У меня возникла мысль, а не почтовый ли это голубь? От долгого перелета обессилел, заметил во дворе домашних голубей, поел с ними и теперь отдыхает. Наберется немного сил и улетит.
Схватив полено, я бросил в него, но не попал. Голубь взлетел, за ним остальные, но, покружив, быстро вернулись на свои места. Чужак опять сел в сторонке.
Подошедшие ко мне товарищи согласились, что голубь — почтовый. Но чей? Не став раздумывать, я заявил:
— Чей бы он ни был, но он сбился с маршрута или устал и не сегодня-завтра улетит от нас. Может сесть на крыше дома на территории, оккупированной врагом, и попадет ему в руки.

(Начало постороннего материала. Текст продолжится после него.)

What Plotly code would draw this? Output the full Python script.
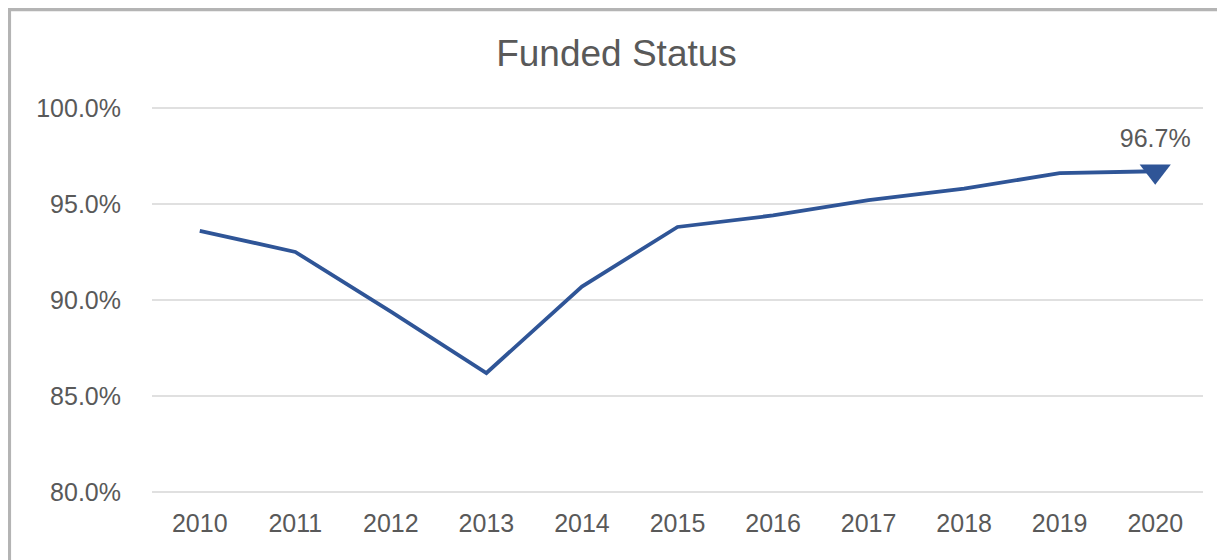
import plotly.graph_objects as go

# data
years = ["2010", "2011", "2012", "2013", "2014", "2015", "2016", "2017", "2018", "2019", "2020"]
funded_pct = [93.6, 92.5, 89.4, 86.2, 90.7, 93.8, 94.4, 95.2, 95.8, 96.6, 96.7]
y_ticks = [80, 85, 90, 95, 100]
y_tick_labels = ["80.0%", "85.0%", "90.0%", "95.0%", "100.0%"]

LINE_BLUE = "#2F5597"
TEXT_GREY = "#595959"
FONT = "Liberation Sans, Arial, sans-serif"

fig = go.Figure()
fig.add_trace(
    go.Scatter(
        x=years,
        y=funded_pct,
        mode="lines",
        line=dict(color=LINE_BLUE, width=3.8),
        hoverinfo="skip",
        showlegend=False,
    )
)
# marker + label on the latest year only
fig.add_trace(
    go.Scatter(
        x=[years[-1]],
        y=[funded_pct[-1]],
        mode="markers+text",
        marker=dict(symbol="triangle-down", size=27, color=LINE_BLUE),
        text=[f"{funded_pct[-1]:.1f}%"],
        textposition="top center",
        textfont=dict(size=25, color=TEXT_GREY, family=FONT),
        showlegend=False,
    )
)

# page body has an 8px margin, so the figure is a bit smaller than the window
fig.update_layout(
    width=1217,
    height=552,
    margin=dict(l=144, r=22, t=96, b=64),
    paper_bgcolor="white",
    plot_bgcolor="white",
    font=dict(family=FONT, color=TEXT_GREY, size=25),
    title=dict(
        text="Funded Status",
        x=0.5,
        xanchor="center",
        y=0.918,
        yanchor="middle",
        font=dict(size=37, color=TEXT_GREY, family=FONT),
    ),
    showlegend=False,
)
fig.update_xaxes(
    type="category",
    range=[-0.5, len(years) - 0.5],
    showgrid=False,
    showline=False,
    ticks="",
    ticklabelstandoff=10,
    tickfont=dict(size=25, color=TEXT_GREY),
)
# pad the range a little so the 80% and 100% gridlines are still drawn
fig.update_yaxes(
    range=[79.8, 100.2],
    tickvals=y_ticks,
    ticktext=y_tick_labels,
    showgrid=True,
    gridcolor="#E0E0E0",
    gridwidth=1.5,
    zeroline=False,
    showline=False,
    ticks="",
    ticklabelstandoff=30,
    tickfont=dict(size=25, color=TEXT_GREY),
)

# chart-area frame (top and left edges visible, rest runs off the image)
fig.add_shape(
    type="rect",
    xref="paper",
    yref="paper",
    x0=-0.136,
    x1=1.05,
    y0=-0.3,
    y1=1.242,
    line=dict(color="#B4B4B4", width=4),
    fillcolor="rgba(0,0,0,0)",
    layer="below",
)

fig.write_html("out.html")
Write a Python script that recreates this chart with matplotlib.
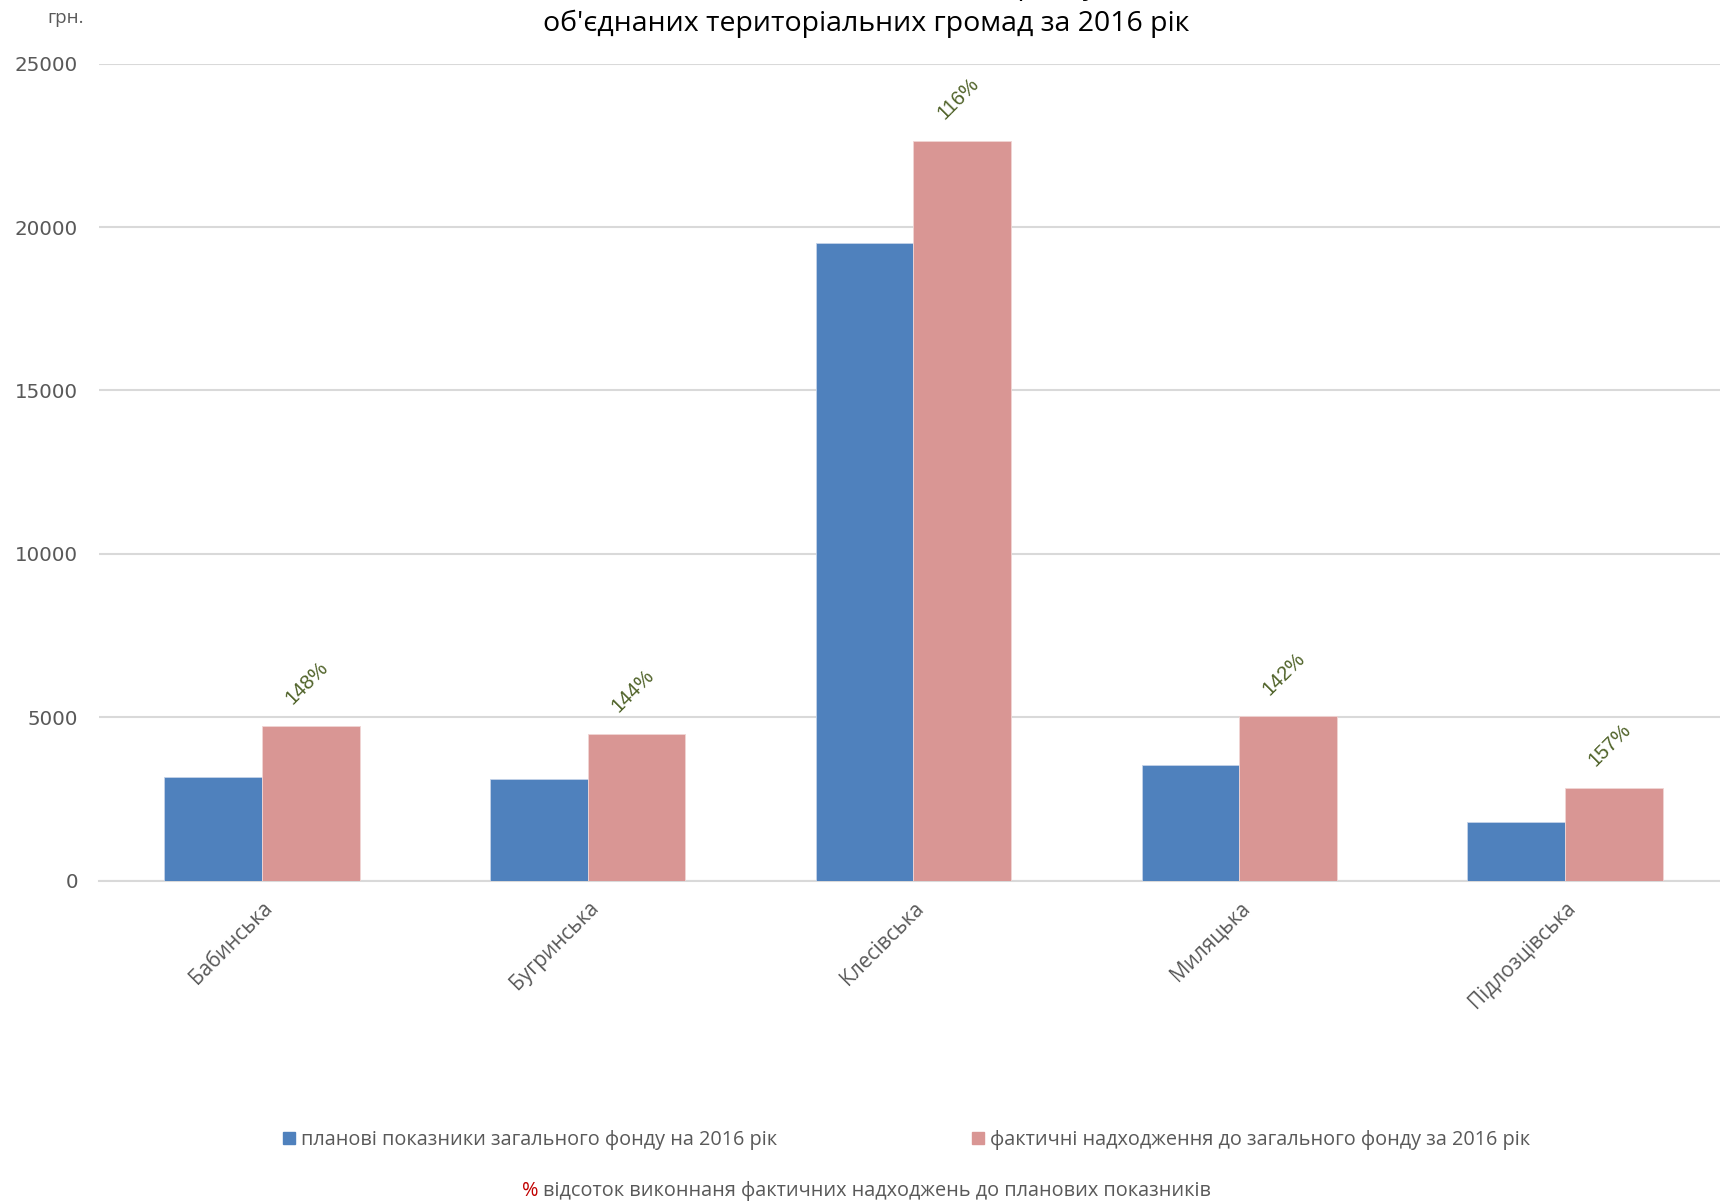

Взяв полено, я бросил в голубя и задел его так, что он опрокинулся, но в воздух не поднялся. Кто-то из моих товарищей тоже бросил поленом. И попал. Чужак остался на крыше. Сняли его. При осмотре обнаружили на одной ножке кольцо с припаянной к нему четырех-пятимиллиметровой толщины и двухсантиметровой длины герметически закрытой трубкой. Несомненно, этот голубь нес какие-то донесения.
Быстро одевшись, я направился в отдел кадров к комбригу И. И. Свинцову. Тот кому-то позвонил и попросил меня подождать. Минут через 30—40 явился майор, взял у меня голубя и ушел. Меня отпустили в деревню, приказав никуда не отлучаться.
Я начал волноваться — не своего ли почтового голубя убил и тем задержал, а возможно, сорвал важное оперативное мероприятие. На следующий день меня вызвали в штаб и сняли официальный допрос, где, когда и почему я убил голубя, кто это видел. Товарищей же моих не допрашивали.
Мне никто не объяснил, чей это голубь, прав я или виноват. Стал ждать наказания. Но шли дни, недели, о голубе никто не вспоминал. И только в декабре того же года при вручении мне именных часов напомнили о моей удачной охоте на голубя. Значит, голубь был чужой.
Но вернусь к дням моего пребывания в штабе.
По-прежнему живу в деревне. Нас, таких резервистов, собралось пять человек. Три раза в день ходим за два-два с половиной километра в столовую военторга. Столовая в небольшой хате. Столы на четыре человека. Стоят стулья и табуретки. На столах скатерти и полевые цветы. Обслуживающий состав одет, как положено в местах общественного питания. Первое и второе подают в тарелках, а чай — в стаканах с подстаканниками. Хлеб разложен в хлебницы. Обстановка напоминает мирную жизнь, оборвавшуюся год назад.
Отчетливее представляется теперь быт бойца на передовой. Котелки, жестяные кружки, ложки за голенищами сапог, за обмотками. Воды можно напиться из стальной каски, снятой с головы. Вода невкусная, ржавая, болотная. Воздух в низких местах тяжелый.